Breaking free from the hurts, pain, and disappointments of the past can be challenging for everyone. The enemy loves to keep us trapped in our connections to the past, unwilling or believing we are unable, to move forward into the new thing that God is doing to bring hope and healing. In a recent encounter with Jesus, I saw us looking over a large vineyard that spread out before us. As we stood surveying the landscape, he plucked a ripe grape and handed it to me to sample. As I put the grape in my mouth, I heard the Lord say, “It’s time for new wine!” Holy Spirit brought the passage in Luke 5 to my mind,

And who pours new wine into an old wineskin? If someone did, the old wineskin would burst and the new wine would be lost. New wine must always be poured into new wineskins. Yet you say, ‘The old ways are better,’ and you refuse to even taste the new wine that I bring.” (vs. 37-39, TPT)

One of the strategies that the enemy incorporates to get us holding on to the past from our soul, is nostalgia or sentimentality. Remembering the “good ol’ days” is rarely reflecting through a lens of clarity. Those lens are often skewed to focus only on the pleasant parts of the past, while discounting the painful realities. 

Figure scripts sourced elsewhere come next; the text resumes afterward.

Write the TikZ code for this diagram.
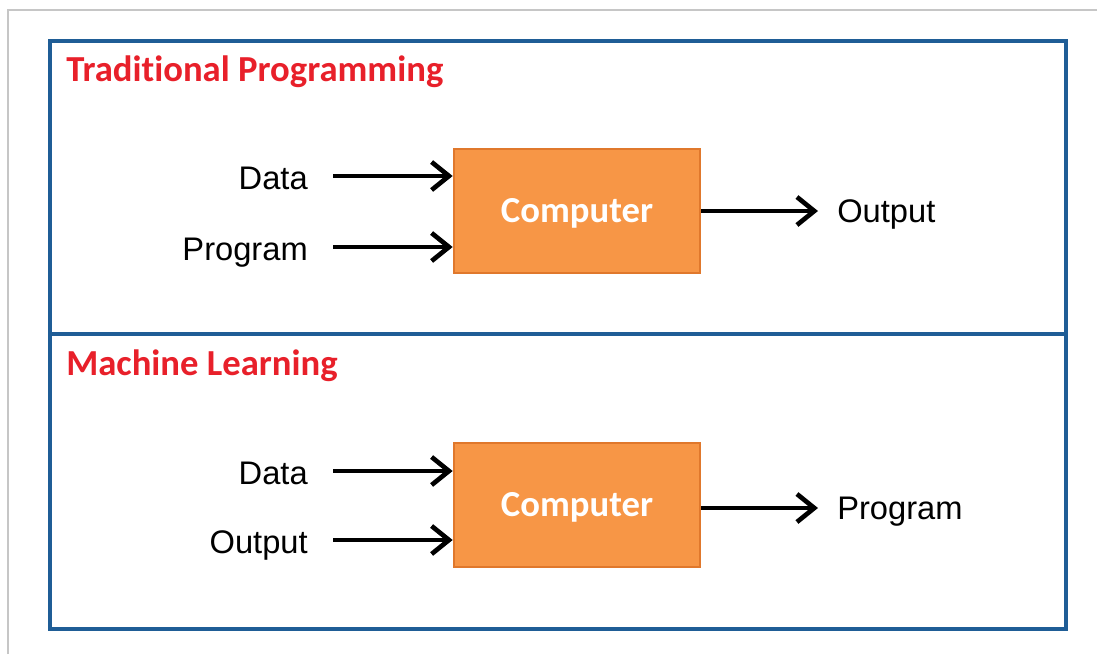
\documentclass[tikz,border=0pt]{standalone}
\usepackage{fontspec}
\setmainfont{Liberation Sans}
\newfontfamily\calibrifont[Ligatures=NoCommon]{Carlito}
\usetikzlibrary{arrows.meta,positioning}
\definecolor{frameblue}{HTML}{1F5D96}
\definecolor{boxorange}{HTML}{F79646}
\definecolor{boxedge}{HTML}{E0782C}
\definecolor{titlered}{HTML}{E8202A}

\begin{document}
\begin{tikzpicture}[x=0.75pt,y=-0.75pt,
    panel/.style={draw=frameblue, line width=2.5pt},
    compbox/.style={draw=boxedge, line width=1.5pt, fill=boxorange,
        minimum width=185pt, minimum height=93pt, inner sep=0pt,
        text height=17pt, text depth=0pt,
        text=white, font=\calibrifont\bfseries\fontsize{27.5}{30}\selectfont},
    heading/.style={anchor=base west, inner sep=0pt, text=titlered,
        font=\calibrifont\bfseries\fontsize{27.5}{30}\selectfont},
    lbl/.style={inner sep=0pt, text height=17.6pt, text depth=0pt,
        font=\fontsize{24.5}{28}\selectfont},
    arr/.style={line width=3.5pt, -{Straight Barb[length=13pt,width=21pt]}}]
    \useasboundingbox (0,0) rectangle (1097,654);

    % Draw page edge.
    \draw[gray!45, line width=0.8pt] (8,654) -- (8,10) -- (1097,10);

    % Draw panels.
    \draw[panel] (50,41) rectangle (1066,629);
    \draw[panel] (50,334) -- (1066,334);
    \node[heading] (ttitle) at (66,81) {Traditional Programming};
    \node[heading] (mtitle) at (66,375) {Machine Learning};

    % Draw computers.
    \node[compbox] (tcomp) at (577,211) {Computer};
    \node[compbox] (mcomp) at (577,505) {Computer};

    % Draw inputs.
    \foreach \n/\t/\y/\c in {tdata/Data/176/tcomp, tprog/Program/247/tcomp,
                             mdata/Data/471/mcomp, mout/Output/540/mcomp}{
        \coordinate (\n-in) at (333,\y);
        \node[lbl, left=18.75pt of \n-in, yshift=-1.5pt] (\n) {\t};
        \draw[arr] (\n-in) -- (\c.west |- \n-in);
    }

    % Draw outputs.
    \foreach \n/\t/\y/\c in {tout/Output/211/tcomp, mprog/Program/508/mcomp}{
        \coordinate (\n-end) at (818,\y);
        \node[lbl, right=14.25pt of \n-end] (\n) {\t};
        \draw[arr] (\c.east |- \n-end) -- (\n-end);
    }
\end{tikzpicture}
\end{document}
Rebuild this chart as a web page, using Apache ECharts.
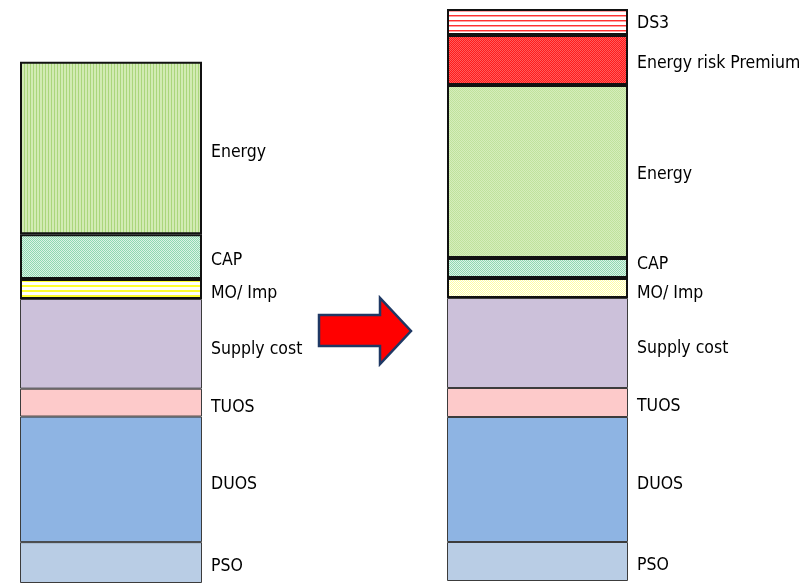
<!DOCTYPE html>
<html>
<head>
<meta charset="utf-8">
<script src="https://cdn.jsdelivr.net/npm/echarts@6/dist/echarts.min.js"></script>
<style>
html,body{margin:0;padding:0;background:#fff;}
#chart{width:812px;height:583px;}
</style>
</head>
<body>
<div id="chart"></div>
<script>
// ---- data (bottom to top) ----
var leftNames  = ['PSO','DUOS','TUOS','Supply cost','MO/ Imp','CAP','Energy'];
var leftValues = [41, 126, 28, 90, 20, 45, 173];
var rightNames  = ['PSO','DUOS','TUOS','Supply cost','MO/ Imp','CAP','Energy','Energy risk Premium','DS3'];
var rightValues = [39, 125, 29, 90, 20, 20, 173, 50, 26];
var barCategories = ['Before','After'];

// ---- styles ----
function pat(w, h, draw) {
  var c = document.createElement('canvas');
  c.width = w; c.height = h;
  var g = c.getContext('2d');
  draw(g);
  return { image: c, repeat: 'repeat' };
}
function checker(a, b) {
  return pat(2, 2, function (g) {
    g.fillStyle = a; g.fillRect(0, 0, 2, 2);
    g.fillStyle = b; g.fillRect(0, 0, 1, 1); g.fillRect(1, 1, 1, 1);
  });
}
var fills = {
  leftEnergy: pat(3, 1, function (g) { g.fillStyle = '#d2ebb4'; g.fillRect(0,0,3,1); g.fillStyle = '#aad67c'; g.fillRect(0,0,1,1); }),
  cap: checker('#dcf3e6', '#8fd8b1'),
  leftMO: pat(1, 5, function (g) { g.fillStyle = '#ffffff'; g.fillRect(0,0,1,5); g.fillStyle = '#ffff30'; g.fillRect(0,0,1,2); }),
  rightEnergy: checker('#d6edbc', '#bfe29c'),
  rightMO: checker('#ffffff', '#ffffa0'),
  erp: checker('#ff1a1a', '#ff5c5c'),
  ds3: pat(1, 5, function (g) { g.fillStyle = '#ffffff'; g.fillRect(0,0,1,5); g.fillStyle = '#ff3030'; g.fillRect(0,0,1,1); g.fillStyle = '#ffa0a0'; g.fillRect(0,1,1,1); }),
  supply: '#ccc1da',
  tuos: '#fdcaca',
  duos: '#8eb4e3',
  pso: '#b9cde5'
};
var leftFill  = [fills.pso, fills.duos, fills.tuos, fills.supply, fills.leftMO, fills.cap, fills.leftEnergy];
var rightFill = [fills.pso, fills.duos, fills.tuos, fills.supply, fills.rightMO, fills.cap, fills.rightEnergy, fills.erp, fills.ds3];
var rightLabelShift = [4, 5, 4, 5, 5, -4, 3, 3, 1];
var leftLabelShift  = [4, 5, 5, 6, 4, 4, 4];

var labelFont = {
  fontFamily: '"DejaVu Sans Condensed", "Liberation Sans Narrow", sans-serif',
  fontSize: 17.5,
  color: '#000'
};

function buildSeries(names, values, fillArr, shifts, axisIdx, stackId) {
  return names.map(function (n, i) {
    var upper = i >= 4;
    return {
      type: 'bar',
      name: n,
      stack: stackId,
      xAxisIndex: axisIdx,
      yAxisIndex: axisIdx,
      barWidth: '100%',
      data: [values[i]],
      itemStyle: {
        color: fillArr[i],
        borderColor: upper ? '#111' : '#3c3c3c',
        borderWidth: upper ? 2 : 1
      },
      label: Object.assign({
        show: true,
        position: 'right',
        distance: 9,
        offset: [0, shifts[i]],
        formatter: n
      }, labelFont),
      emphasis: { disabled: true },
      animation: false
    };
  });
}

var chart = echarts.init(document.getElementById('chart'), null, { renderer: 'canvas' });
chart.setOption({
  backgroundColor: '#fff',
  animation: false,
  grid: [
    { left: 20, top: 0, width: 182, height: 585 },
    { left: 447, top: 0, width: 181, height: 581 }
  ],
  xAxis: [
    { type: 'category', gridIndex: 0, data: [barCategories[0]], show: false },
    { type: 'category', gridIndex: 1, data: [barCategories[1]], show: false }
  ],
  yAxis: [
    { type: 'value', gridIndex: 0, min: 0, max: 585, show: false },
    { type: 'value', gridIndex: 1, min: 0, max: 581, show: false }
  ],
  series: buildSeries(leftNames, leftValues, leftFill, leftLabelShift, 0, 'L')
    .concat(buildSeries(rightNames, rightValues, rightFill, rightLabelShift, 1, 'R')),
  graphic: [{
    type: 'polygon',
    shape: { points: [[319,315],[380,315],[380,298],[411,331],[380,364],[380,346],[319,346]] },
    style: { fill: '#ff0000', stroke: '#1f3864', lineWidth: 2.5 }
  }]
});
</script>
</body>
</html>
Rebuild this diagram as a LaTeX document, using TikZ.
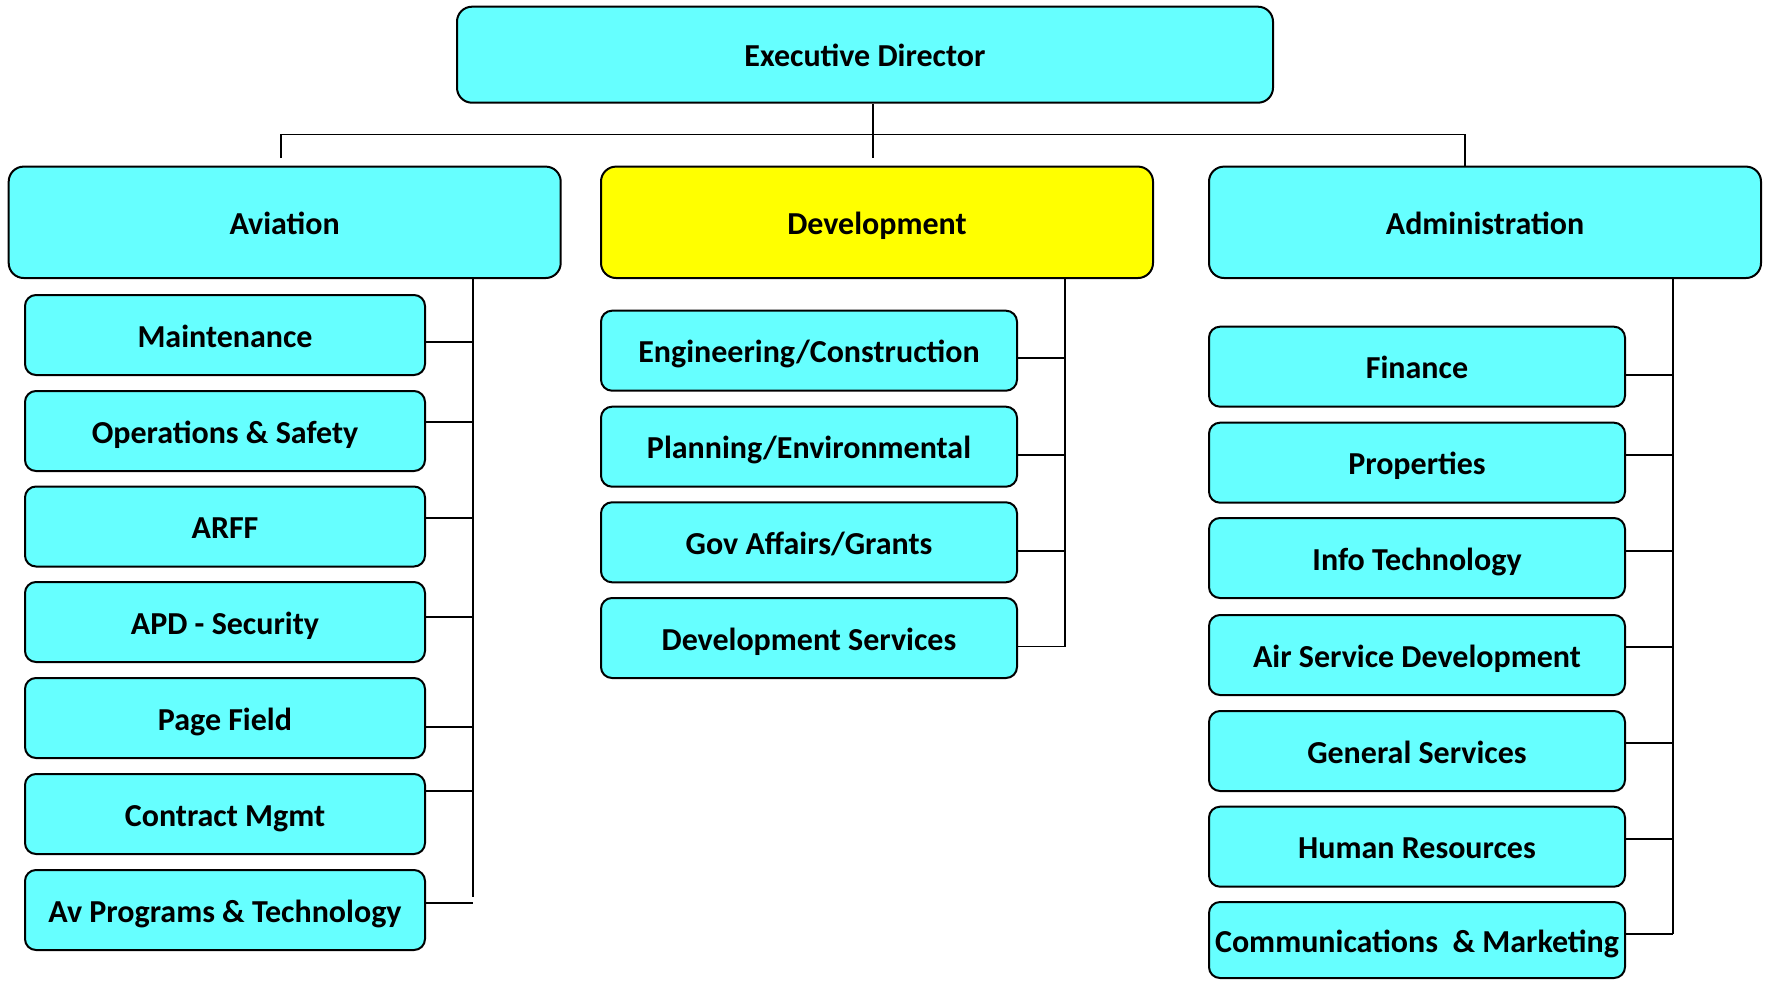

Nostalgia: a wistful or excessively sentimental yearning for return to or of some past period or irrecoverable condition.

We can read how the Israelites had nostalgic reflections on “how good they had it” as slaves in Egypt, once they were free men and had to begin learning how to make wise and powerful decisions for themselves. 

We remember the fish we ate in Egypt at no cost– also the cucumbers, melons, leeks, onions and garlic. (Numbers 11:5, NIV)

Rather than reflecting on their pain and suffering as slaves, and rejoicing in the freedom that God had opened before them, they denied the huge price that had been paid for generations in slavery!

Rather than longing for some period of time in our past, let’s release that old wineskin, giving God thanks for his faithfulness and goodness that has brought us into a new place with fresh wine! There is a big difference between reflecting back in nostalgia and using the testimony of God’s faithfulness in our past to fill us and others with hope of new beginnings and opportunities. I love the encouraging picture of this that is painted in Isaiah 43

Forget the former things; do not dwell on the past. See, I am doing a new thing! Now it springs up; do you not perceive it? I am making a way in the wilderness and streams in the wasteland. (vs.18-19, NIV)

Steps in Pursuit

  1. Evaluate places in your life’s history, that you may still be holding onto and blocking or delaying the new thing that God has for you.
  2. Prayerfully ask God to help your soul be willing to remember the past through the lens of truth. Ask him to heal pain and disappointments, healing the recollection of those memories.
  3. Identify and consider writing down things that you can recount of God’s faithfulness. This is a testimony of his goodness in your life.

As we testify to God’s goodness in our past, it helps us be open and receptive to the faithful work he is currently doing in our lives. This process creates a new wineskin in which he can pour the new things… one of those being Freedom!